Stated task
Without altering anything, output the material below.

Dataset content
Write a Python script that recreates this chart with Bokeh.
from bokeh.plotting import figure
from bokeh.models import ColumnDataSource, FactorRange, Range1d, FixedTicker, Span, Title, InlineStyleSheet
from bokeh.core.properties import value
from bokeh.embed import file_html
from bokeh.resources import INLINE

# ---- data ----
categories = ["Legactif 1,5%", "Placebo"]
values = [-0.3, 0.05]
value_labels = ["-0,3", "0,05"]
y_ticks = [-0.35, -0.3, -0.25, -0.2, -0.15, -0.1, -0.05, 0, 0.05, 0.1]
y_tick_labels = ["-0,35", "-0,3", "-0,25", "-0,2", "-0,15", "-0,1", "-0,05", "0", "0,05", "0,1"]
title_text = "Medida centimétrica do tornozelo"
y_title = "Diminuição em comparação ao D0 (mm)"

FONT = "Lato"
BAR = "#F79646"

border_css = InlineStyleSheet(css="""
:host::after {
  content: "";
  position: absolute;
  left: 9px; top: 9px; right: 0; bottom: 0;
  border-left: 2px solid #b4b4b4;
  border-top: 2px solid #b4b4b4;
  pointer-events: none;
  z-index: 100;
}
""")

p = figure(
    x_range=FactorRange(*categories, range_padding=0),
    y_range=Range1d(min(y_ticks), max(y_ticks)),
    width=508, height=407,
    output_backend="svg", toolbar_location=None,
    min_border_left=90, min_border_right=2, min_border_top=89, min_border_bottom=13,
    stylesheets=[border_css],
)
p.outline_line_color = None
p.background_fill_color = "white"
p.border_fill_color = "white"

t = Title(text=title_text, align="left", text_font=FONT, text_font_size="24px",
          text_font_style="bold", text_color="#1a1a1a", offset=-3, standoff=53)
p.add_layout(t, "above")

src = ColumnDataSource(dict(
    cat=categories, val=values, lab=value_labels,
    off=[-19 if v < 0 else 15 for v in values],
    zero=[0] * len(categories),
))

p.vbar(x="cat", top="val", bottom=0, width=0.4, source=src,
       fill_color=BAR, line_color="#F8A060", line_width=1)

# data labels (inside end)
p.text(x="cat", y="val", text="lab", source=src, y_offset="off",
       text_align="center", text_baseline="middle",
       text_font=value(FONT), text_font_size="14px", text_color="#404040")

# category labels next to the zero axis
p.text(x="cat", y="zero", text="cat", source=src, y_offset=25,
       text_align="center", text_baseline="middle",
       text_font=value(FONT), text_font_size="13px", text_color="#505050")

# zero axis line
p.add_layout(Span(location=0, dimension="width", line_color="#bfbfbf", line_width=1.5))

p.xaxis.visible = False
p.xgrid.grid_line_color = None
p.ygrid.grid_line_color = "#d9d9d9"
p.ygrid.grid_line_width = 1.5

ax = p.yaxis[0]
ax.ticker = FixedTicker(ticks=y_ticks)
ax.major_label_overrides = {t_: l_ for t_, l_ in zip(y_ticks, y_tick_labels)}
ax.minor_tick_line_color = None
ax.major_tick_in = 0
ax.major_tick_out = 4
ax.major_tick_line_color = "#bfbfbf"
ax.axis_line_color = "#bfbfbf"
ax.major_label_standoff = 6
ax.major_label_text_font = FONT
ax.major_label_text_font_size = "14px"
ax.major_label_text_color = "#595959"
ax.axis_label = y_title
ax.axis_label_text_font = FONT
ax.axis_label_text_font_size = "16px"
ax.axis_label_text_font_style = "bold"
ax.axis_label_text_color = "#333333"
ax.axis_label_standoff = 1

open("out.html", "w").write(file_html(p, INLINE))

Reply
Write a Python script that recreates this chart with Bokeh.
from bokeh.plotting import figure
from bokeh.models import ColumnDataSource, FactorRange, Range1d, FixedTicker, Span, Title, InlineStyleSheet
from bokeh.core.properties import value
from bokeh.embed import file_html
from bokeh.resources import INLINE

# ---- data ----
categories = ["Legactif 1,5%", "Placebo"]
values = [-0.3, 0.05]
value_labels = ["-0,3", "0,05"]
y_ticks = [-0.35, -0.3, -0.25, -0.2, -0.15, -0.1, -0.05, 0, 0.05, 0.1]
y_tick_labels = ["-0,35", "-0,3", "-0,25", "-0,2", "-0,15", "-0,1", "-0,05", "0", "0,05", "0,1"]
title_text = "Medida centimétrica do tornozelo"
y_title = "Diminuição em comparação ao D0 (mm)"

FONT = "Lato"
BAR = "#F79646"

border_css = InlineStyleSheet(css="""
:host::after {
  content: "";
  position: absolute;
  left: 9px; top: 9px; right: 0; bottom: 0;
  border-left: 2px solid #b4b4b4;
  border-top: 2px solid #b4b4b4;
  pointer-events: none;
  z-index: 100;
}
""")

p = figure(
    x_range=FactorRange(*categories, range_padding=0),
    y_range=Range1d(min(y_ticks), max(y_ticks)),
    width=508, height=407,
    output_backend="svg", toolbar_location=None,
    min_border_left=90, min_border_right=2, min_border_top=89, min_border_bottom=13,
    stylesheets=[border_css],
)
p.outline_line_color = None
p.background_fill_color = "white"
p.border_fill_color = "white"

t = Title(text=title_text, align="left", text_font=FONT, text_font_size="24px",
          text_font_style="bold", text_color="#1a1a1a", offset=-3, standoff=53)
p.add_layout(t, "above")

src = ColumnDataSource(dict(
    cat=categories, val=values, lab=value_labels,
    off=[-19 if v < 0 else 15 for v in values],
    zero=[0] * len(categories),
))

p.vbar(x="cat", top="val", bottom=0, width=0.4, source=src,
       fill_color=BAR, line_color="#F8A060", line_width=1)

# data labels (inside end)
p.text(x="cat", y="val", text="lab", source=src, y_offset="off",
       text_align="center", text_baseline="middle",
       text_font=value(FONT), text_font_size="14px", text_color="#404040")

# category labels next to the zero axis
p.text(x="cat", y="zero", text="cat", source=src, y_offset=25,
       text_align="center", text_baseline="middle",
       text_font=value(FONT), text_font_size="13px", text_color="#505050")

# zero axis line
p.add_layout(Span(location=0, dimension="width", line_color="#bfbfbf", line_width=1.5))

p.xaxis.visible = False
p.xgrid.grid_line_color = None
p.ygrid.grid_line_color = "#d9d9d9"
p.ygrid.grid_line_width = 1.5

ax = p.yaxis[0]
ax.ticker = FixedTicker(ticks=y_ticks)
ax.major_label_overrides = {t_: l_ for t_, l_ in zip(y_ticks, y_tick_labels)}
ax.minor_tick_line_color = None
ax.major_tick_in = 0
ax.major_tick_out = 4
ax.major_tick_line_color = "#bfbfbf"
ax.axis_line_color = "#bfbfbf"
ax.major_label_standoff = 6
ax.major_label_text_font = FONT
ax.major_label_text_font_size = "14px"
ax.major_label_text_color = "#595959"
ax.axis_label = y_title
ax.axis_label_text_font = FONT
ax.axis_label_text_font_size = "16px"
ax.axis_label_text_font_style = "bold"
ax.axis_label_text_color = "#333333"
ax.axis_label_standoff = 1

open("out.html", "w").write(file_html(p, INLINE))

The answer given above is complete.